The paper envisions life on Earth turning into a zero-sum game between humanity, with its needs to grow food and keep the lights on, and the super-advanced machine, which would try and harness all available resources to secure its reward and protect against our escalating attempts to stop it. “Losing this game would be fatal,” the paper says. These possibilities, however theoretical, mean we should be progressing slowly—if at all—toward the goal of more powerful AI.
With so little as an internet connection, there exist policies for an artificial agent that would instantiate countless unnoticed and unmonitored helpers. In a crude example of intervening in the provision of reward, one such helper could purchase, steal, or construct a robot and program it to replace the operator and provide high reward to the original agent. If the agent wanted to avoid detection when experimenting with reward-provision intervention, a secret helper could, for example, arrange for a relevant keyboard to be replaced with a faulty one that flipped the effects of certain keys.

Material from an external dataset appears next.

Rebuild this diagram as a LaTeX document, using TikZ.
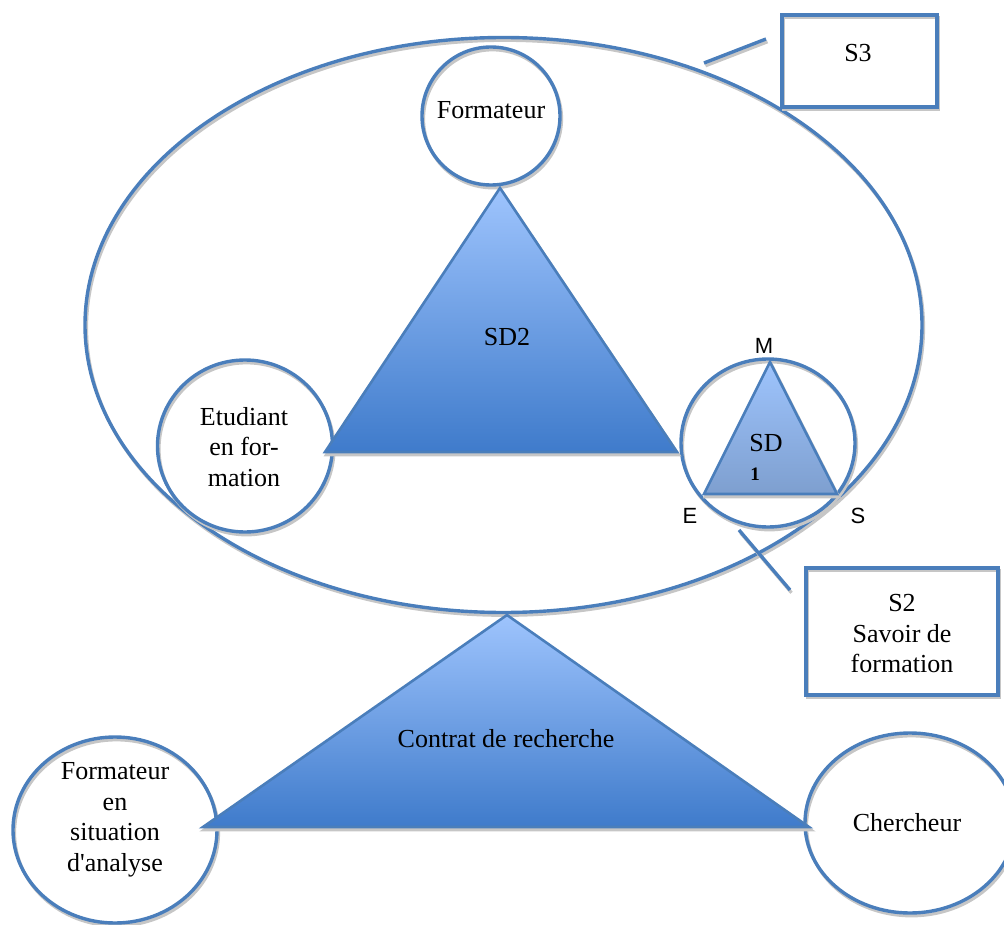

“DeepMind was not involved in this work and the paper’s authors have requested corrections to reflect this. There are a wide range of views and academic interests at DeepMind, and many on our team also hold university professorships and pursue academic research separate to their work at DeepMind, through their university affiliations.
While DeepMind was not involved in this work, we think deeply about the safety, ethics and wider societal impacts of AI and research and develop AI models that are safe, effective and aligned with human values. Alongside pursuing opportunities where AI can unlock widespread societal benefit, we also invest equal efforts in guarding against harmful uses.“”